* Begin *

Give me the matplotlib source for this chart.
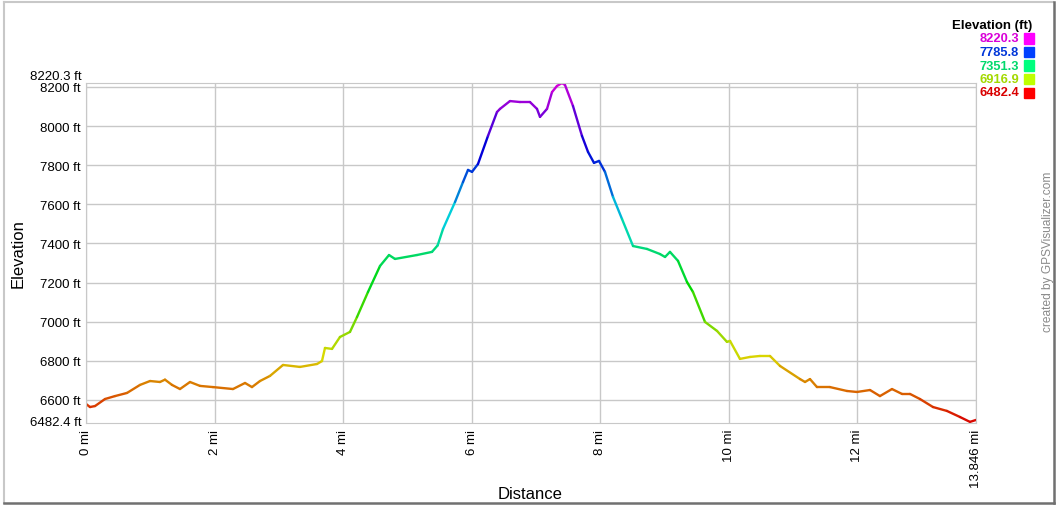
import colorsys
import numpy as np
import matplotlib
matplotlib.use("Agg")
import matplotlib.pyplot as plt
from matplotlib.collections import LineCollection
from matplotlib.lines import Line2D
from matplotlib.patches import Rectangle

plt.rcParams['font.family'] = ['Liberation Sans', 'DejaVu Sans']

# distance (mi) and elevation (ft)
dist = [0.0, 0.062, 0.14, 0.296, 0.451, 0.638, 0.84, 0.996, 1.151, 1.229,
        1.338, 1.462, 1.618, 1.773, 1.976, 2.287, 2.474, 2.582, 2.707, 2.862,
        3.065, 3.329, 3.594, 3.671, 3.718, 3.827, 3.951, 4.107, 4.216, 4.387,
        4.574, 4.714, 4.807, 5.149, 5.383, 5.47, 5.554, 5.741, 5.865, 5.943, 6.005,
        6.098, 6.254, 6.394, 6.441, 6.596, 6.752, 6.907, 7.016, 7.063, 7.172,
        7.25, 7.327, 7.405, 7.452, 7.576, 7.716, 7.81, 7.903, 7.981, 8.074,
        8.199, 8.339, 8.51, 8.728, 8.93, 9.008, 9.085, 9.21, 9.35, 9.443,
        9.63, 9.817, 9.972, 10.019, 10.174, 10.33, 10.485, 10.641, 10.797, 11.108,
        11.186, 11.263, 11.372, 11.574, 11.839, 11.994, 12.197, 12.352, 12.539, 12.694,
        12.819, 12.974, 13.177, 13.394, 13.597, 13.752, 13.846]
elev = [6580, 6564, 6569, 6605, 6620, 6636, 6677, 6697, 6692, 6704,
        6677, 6656, 6692, 6672, 6666, 6656, 6687, 6666, 6697, 6723,
        6779, 6769, 6784, 6799, 6866, 6861, 6922, 6948, 7024, 7152,
        7285, 7341, 7321, 7341, 7357, 7390, 7474, 7612, 7714, 7776, 7766,
        7806, 7950, 8072, 8088, 8128, 8123, 8123, 8088, 8047, 8088,
        8174, 8205, 8220.3, 8210, 8103, 7950, 7868, 7812, 7822, 7766,
        7638, 7525, 7387, 7372, 7346, 7331, 7357, 7311, 7203, 7152,
        6999, 6953, 6897, 6902, 6810, 6820, 6825, 6825, 6774, 6707,
        6692, 6707, 6666, 6666, 6646, 6641, 6651, 6620, 6656, 6631,
        6631, 6605, 6564, 6544, 6513, 6488, 6498]

legend_vals = [8220.3, 7785.8, 7351.3, 6916.9, 6482.4]
x_ticks = [0, 2, 4, 6, 8, 10, 12, 13.846]
x_labels = ["0 mi", "2 mi", "4 mi", "6 mi", "8 mi", "10 mi", "12 mi", "13.846 mi"]
y_ticks = [6600, 6800, 7000, 7200, 7400, 7600, 7800, 8000, 8200]

emin, emax = 6482.4, 8220.3


def elev_color(e, v=0.85):
    f = (e - emin) / (emax - emin)
    return colorsys.hsv_to_rgb(f * 300 / 360, 1.0, v)


fig = plt.figure(figsize=(10.6, 5.1), dpi=100)
ax = fig.add_axes([86 / 1060, 1 - 424 / 510, 890 / 1060, 340 / 510])

x = np.array(dist)
y = np.array(elev)
pts = np.column_stack([x, y]).reshape(-1, 1, 2)
segs = np.concatenate([pts[:-1], pts[1:]], axis=1)
cols = [elev_color((a + b) / 2) for a, b in zip(y[:-1], y[1:])]
lc = LineCollection(segs, colors=cols, linewidths=1.7, capstyle='round')
ax.add_collection(lc)

ax.set_xlim(0, 13.846)
ax.set_ylim(emin, emax)
ax.set_xticks(x_ticks)
ax.set_xticklabels(x_labels, rotation=90, fontsize=9.5)
ax.set_yticks(y_ticks)
ax.set_yticklabels([f"{t} ft" for t in y_ticks], fontsize=9.5)
ax.tick_params(length=0, pad=4)
ax.grid(True, color='#c8c8c8', linewidth=1)
ax.set_axisbelow(True)
for s in ax.spines.values():
    s.set_color('#c8c8c8')
ax.text(-0.005, emax + 5, "8220.3 ft", transform=ax.get_yaxis_transform(),
        ha='right', va='bottom', fontsize=9.5)
ax.text(-0.005, emin + 5, "6482.4 ft", transform=ax.get_yaxis_transform(),
        ha='right', va='center', fontsize=9.5)

fig.text(530 / 1060, 1 - 495 / 510, "Distance", ha='center', va='center', fontsize=12)
fig.text(18 / 1060, 1 - 254 / 510, "Elevation", ha='center', va='center',
         fontsize=12, rotation=90)

# legend
fig.text(1032 / 1060, 1 - 26 / 510, "Elevation (ft)", ha='right', va='center',
         fontsize=9.5, fontweight='bold')
for i, v in enumerate(legend_vals):
    yy = 1 - (39.5 + i * 13.5) / 510
    fig.text(1019 / 1060, yy, f"{v}", ha='right', va='center', fontsize=9.3,
             fontweight='bold', color=elev_color(v, 0.85))
    fig.add_artist(Rectangle((1024 / 1060, yy - 5 / 510), 10 / 1060, 10 / 510,
                             transform=fig.transFigure, color=elev_color(v, 1.0)))

fig.text(1048 / 1060, 1 - 252 / 510, "created by GPSVisualizer.com", rotation=90,
         ha='center', va='center', fontsize=8.6, color='#8a8a8a')

# figure frame
fig.add_artist(Line2D([4 / 1060, 1053 / 1060], [1 - 3 / 510, 1 - 3 / 510],
                      transform=fig.transFigure, color='#c8c8c8', lw=1.5))
fig.add_artist(Line2D([4 / 1060, 4 / 1060], [1 - 3 / 510, 1 - 504 / 510],
                      transform=fig.transFigure, color='#c8c8c8', lw=1.5))
fig.add_artist(Line2D([4 / 1060, 1054 / 1060], [1 - 504 / 510, 1 - 504 / 510],
                      transform=fig.transFigure, color='#707070', lw=1.8))
fig.add_artist(Line2D([1054 / 1060, 1054 / 1060], [1 - 3 / 510, 1 - 504 / 510],
                      transform=fig.transFigure, color='#707070', lw=1.8))

fig.savefig("out.png", dpi=100)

* End *

## Set task
Would you reproduce the lines above, from the very first through the line containing "emin, emax = 6482.4, 8220.3", exactly and without the pictures?

## Written reply
Give me the matplotlib source for this chart.
import colorsys
import numpy as np
import matplotlib
matplotlib.use("Agg")
import matplotlib.pyplot as plt
from matplotlib.collections import LineCollection
from matplotlib.lines import Line2D
from matplotlib.patches import Rectangle

plt.rcParams['font.family'] = ['Liberation Sans', 'DejaVu Sans']

# distance (mi) and elevation (ft)
dist = [0.0, 0.062, 0.14, 0.296, 0.451, 0.638, 0.84, 0.996, 1.151, 1.229,
        1.338, 1.462, 1.618, 1.773, 1.976, 2.287, 2.474, 2.582, 2.707, 2.862,
        3.065, 3.329, 3.594, 3.671, 3.718, 3.827, 3.951, 4.107, 4.216, 4.387,
        4.574, 4.714, 4.807, 5.149, 5.383, 5.47, 5.554, 5.741, 5.865, 5.943, 6.005,
        6.098, 6.254, 6.394, 6.441, 6.596, 6.752, 6.907, 7.016, 7.063, 7.172,
        7.25, 7.327, 7.405, 7.452, 7.576, 7.716, 7.81, 7.903, 7.981, 8.074,
        8.199, 8.339, 8.51, 8.728, 8.93, 9.008, 9.085, 9.21, 9.35, 9.443,
        9.63, 9.817, 9.972, 10.019, 10.174, 10.33, 10.485, 10.641, 10.797, 11.108,
        11.186, 11.263, 11.372, 11.574, 11.839, 11.994, 12.197, 12.352, 12.539, 12.694,
        12.819, 12.974, 13.177, 13.394, 13.597, 13.752, 13.846]
elev = [6580, 6564, 6569, 6605, 6620, 6636, 6677, 6697, 6692, 6704,
        6677, 6656, 6692, 6672, 6666, 6656, 6687, 6666, 6697, 6723,
        6779, 6769, 6784, 6799, 6866, 6861, 6922, 6948, 7024, 7152,
        7285, 7341, 7321, 7341, 7357, 7390, 7474, 7612, 7714, 7776, 7766,
        7806, 7950, 8072, 8088, 8128, 8123, 8123, 8088, 8047, 8088,
        8174, 8205, 8220.3, 8210, 8103, 7950, 7868, 7812, 7822, 7766,
        7638, 7525, 7387, 7372, 7346, 7331, 7357, 7311, 7203, 7152,
        6999, 6953, 6897, 6902, 6810, 6820, 6825, 6825, 6774, 6707,
        6692, 6707, 6666, 6666, 6646, 6641, 6651, 6620, 6656, 6631,
        6631, 6605, 6564, 6544, 6513, 6488, 6498]

legend_vals = [8220.3, 7785.8, 7351.3, 6916.9, 6482.4]
x_ticks = [0, 2, 4, 6, 8, 10, 12, 13.846]
x_labels = ["0 mi", "2 mi", "4 mi", "6 mi", "8 mi", "10 mi", "12 mi", "13.846 mi"]
y_ticks = [6600, 6800, 7000, 7200, 7400, 7600, 7800, 8000, 8200]

emin, emax = 6482.4, 8220.3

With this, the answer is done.